▸ **Data shown**

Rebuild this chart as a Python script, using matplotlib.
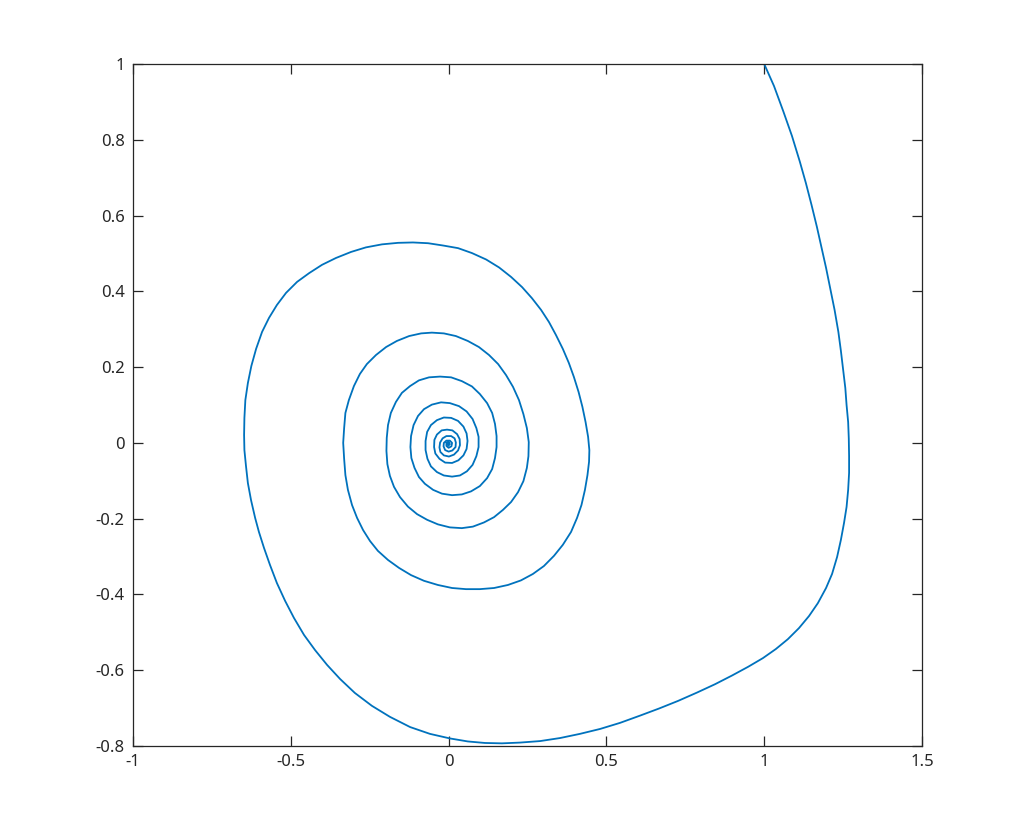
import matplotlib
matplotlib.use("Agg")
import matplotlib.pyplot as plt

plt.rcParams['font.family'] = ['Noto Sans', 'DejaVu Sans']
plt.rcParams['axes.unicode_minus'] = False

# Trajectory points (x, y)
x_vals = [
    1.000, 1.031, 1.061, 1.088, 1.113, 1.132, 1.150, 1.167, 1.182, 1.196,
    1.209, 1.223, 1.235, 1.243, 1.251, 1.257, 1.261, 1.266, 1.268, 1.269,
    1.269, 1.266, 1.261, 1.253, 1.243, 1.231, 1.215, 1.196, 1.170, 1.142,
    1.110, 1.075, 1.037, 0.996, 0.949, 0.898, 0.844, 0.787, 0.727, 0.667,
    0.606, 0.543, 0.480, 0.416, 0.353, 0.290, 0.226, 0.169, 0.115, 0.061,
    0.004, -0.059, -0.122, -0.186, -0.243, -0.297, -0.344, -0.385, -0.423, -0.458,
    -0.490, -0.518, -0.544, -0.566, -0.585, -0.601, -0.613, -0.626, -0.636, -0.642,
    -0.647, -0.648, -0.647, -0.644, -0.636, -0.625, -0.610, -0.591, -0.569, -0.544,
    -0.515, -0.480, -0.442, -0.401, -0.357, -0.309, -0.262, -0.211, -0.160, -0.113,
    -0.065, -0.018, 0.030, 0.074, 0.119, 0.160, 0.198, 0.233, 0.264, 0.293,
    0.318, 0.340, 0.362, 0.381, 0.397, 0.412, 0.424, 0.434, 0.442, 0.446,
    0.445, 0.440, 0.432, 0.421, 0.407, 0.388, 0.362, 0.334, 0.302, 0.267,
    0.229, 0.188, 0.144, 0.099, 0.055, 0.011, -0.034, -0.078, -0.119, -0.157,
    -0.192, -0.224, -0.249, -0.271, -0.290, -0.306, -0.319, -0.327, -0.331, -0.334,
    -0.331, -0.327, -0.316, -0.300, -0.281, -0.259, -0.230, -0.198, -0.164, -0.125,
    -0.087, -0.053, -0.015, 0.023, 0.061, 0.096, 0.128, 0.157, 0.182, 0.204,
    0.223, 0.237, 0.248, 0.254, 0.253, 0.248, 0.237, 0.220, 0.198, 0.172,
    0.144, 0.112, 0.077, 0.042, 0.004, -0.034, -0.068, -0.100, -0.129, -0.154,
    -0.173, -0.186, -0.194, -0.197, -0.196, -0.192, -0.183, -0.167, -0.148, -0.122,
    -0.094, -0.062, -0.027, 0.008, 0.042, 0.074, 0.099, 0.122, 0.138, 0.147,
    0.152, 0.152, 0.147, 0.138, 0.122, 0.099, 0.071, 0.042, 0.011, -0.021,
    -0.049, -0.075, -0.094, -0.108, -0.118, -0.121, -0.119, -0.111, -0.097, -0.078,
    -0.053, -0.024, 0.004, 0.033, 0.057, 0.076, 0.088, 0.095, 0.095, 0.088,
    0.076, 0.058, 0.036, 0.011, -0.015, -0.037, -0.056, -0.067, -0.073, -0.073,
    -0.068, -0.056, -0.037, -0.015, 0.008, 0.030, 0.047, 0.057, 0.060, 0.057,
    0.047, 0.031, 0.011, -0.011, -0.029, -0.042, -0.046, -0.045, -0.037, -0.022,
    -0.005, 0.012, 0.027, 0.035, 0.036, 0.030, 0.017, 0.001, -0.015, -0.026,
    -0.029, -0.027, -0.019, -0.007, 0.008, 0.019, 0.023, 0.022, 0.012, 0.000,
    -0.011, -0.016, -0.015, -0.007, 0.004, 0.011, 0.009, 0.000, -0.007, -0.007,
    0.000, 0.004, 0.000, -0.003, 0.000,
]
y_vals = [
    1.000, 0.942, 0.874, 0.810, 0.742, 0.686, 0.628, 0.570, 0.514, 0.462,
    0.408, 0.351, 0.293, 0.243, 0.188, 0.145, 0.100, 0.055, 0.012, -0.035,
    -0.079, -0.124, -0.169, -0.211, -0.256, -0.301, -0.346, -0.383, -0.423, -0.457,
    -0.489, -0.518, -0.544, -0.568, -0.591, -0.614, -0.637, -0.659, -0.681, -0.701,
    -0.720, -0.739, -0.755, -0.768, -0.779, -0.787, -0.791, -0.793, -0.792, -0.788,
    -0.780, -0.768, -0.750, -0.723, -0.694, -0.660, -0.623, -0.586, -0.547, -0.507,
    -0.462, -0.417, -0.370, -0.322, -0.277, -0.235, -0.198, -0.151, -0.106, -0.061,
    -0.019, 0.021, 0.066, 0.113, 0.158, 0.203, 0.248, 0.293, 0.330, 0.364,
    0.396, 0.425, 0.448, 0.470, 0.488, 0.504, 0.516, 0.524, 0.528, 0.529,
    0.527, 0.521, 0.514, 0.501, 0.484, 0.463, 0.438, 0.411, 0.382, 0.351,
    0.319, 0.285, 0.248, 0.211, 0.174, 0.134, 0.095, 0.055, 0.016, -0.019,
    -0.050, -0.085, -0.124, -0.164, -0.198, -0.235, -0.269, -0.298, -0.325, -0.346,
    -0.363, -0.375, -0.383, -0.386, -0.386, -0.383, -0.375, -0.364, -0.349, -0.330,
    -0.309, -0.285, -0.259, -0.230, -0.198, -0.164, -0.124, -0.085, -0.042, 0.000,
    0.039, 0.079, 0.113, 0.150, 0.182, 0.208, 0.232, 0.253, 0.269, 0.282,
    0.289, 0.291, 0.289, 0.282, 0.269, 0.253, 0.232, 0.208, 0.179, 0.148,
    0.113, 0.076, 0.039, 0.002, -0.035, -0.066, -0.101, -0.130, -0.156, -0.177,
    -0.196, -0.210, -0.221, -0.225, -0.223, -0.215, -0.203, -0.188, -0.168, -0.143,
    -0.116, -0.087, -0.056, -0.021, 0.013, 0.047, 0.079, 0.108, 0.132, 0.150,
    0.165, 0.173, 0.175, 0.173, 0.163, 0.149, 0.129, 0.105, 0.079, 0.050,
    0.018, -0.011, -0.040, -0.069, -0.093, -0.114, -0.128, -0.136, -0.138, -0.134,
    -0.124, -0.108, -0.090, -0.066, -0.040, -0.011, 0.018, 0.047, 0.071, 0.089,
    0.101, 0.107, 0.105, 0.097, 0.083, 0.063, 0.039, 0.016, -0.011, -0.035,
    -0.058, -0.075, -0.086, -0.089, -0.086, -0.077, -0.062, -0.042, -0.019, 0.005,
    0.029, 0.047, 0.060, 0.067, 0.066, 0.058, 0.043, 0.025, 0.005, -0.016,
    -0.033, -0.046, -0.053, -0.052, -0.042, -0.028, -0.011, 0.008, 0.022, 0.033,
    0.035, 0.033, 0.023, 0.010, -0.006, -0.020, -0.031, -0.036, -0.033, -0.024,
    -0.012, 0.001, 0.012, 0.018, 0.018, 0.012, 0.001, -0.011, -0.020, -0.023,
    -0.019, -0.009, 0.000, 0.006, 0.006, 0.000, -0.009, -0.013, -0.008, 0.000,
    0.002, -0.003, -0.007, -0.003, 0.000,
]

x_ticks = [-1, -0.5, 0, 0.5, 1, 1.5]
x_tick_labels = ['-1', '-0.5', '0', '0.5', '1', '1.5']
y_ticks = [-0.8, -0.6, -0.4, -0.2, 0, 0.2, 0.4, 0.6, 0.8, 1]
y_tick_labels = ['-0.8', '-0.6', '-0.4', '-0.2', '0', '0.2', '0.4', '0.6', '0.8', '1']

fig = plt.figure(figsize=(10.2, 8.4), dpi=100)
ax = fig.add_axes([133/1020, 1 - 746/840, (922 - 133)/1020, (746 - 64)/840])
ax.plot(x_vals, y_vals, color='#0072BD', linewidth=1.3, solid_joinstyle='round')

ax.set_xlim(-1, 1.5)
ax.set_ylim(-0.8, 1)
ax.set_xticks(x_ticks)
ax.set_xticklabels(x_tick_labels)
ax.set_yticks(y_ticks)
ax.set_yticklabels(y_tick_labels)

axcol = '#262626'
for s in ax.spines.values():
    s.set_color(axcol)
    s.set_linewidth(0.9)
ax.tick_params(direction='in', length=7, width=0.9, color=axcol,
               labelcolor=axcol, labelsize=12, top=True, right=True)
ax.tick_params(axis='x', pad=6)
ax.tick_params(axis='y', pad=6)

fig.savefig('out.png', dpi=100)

▸ **Your task**
Every line from the start of the listing above through the line with "plt.rcParams['axes.unicode_minus'] = False" should be repeated exactly; skip the pictures and add nothing else.

▸ **Problem solution**
Rebuild this chart as a Python script, using matplotlib.
import matplotlib
matplotlib.use("Agg")
import matplotlib.pyplot as plt

plt.rcParams['font.family'] = ['Noto Sans', 'DejaVu Sans']
plt.rcParams['axes.unicode_minus'] = False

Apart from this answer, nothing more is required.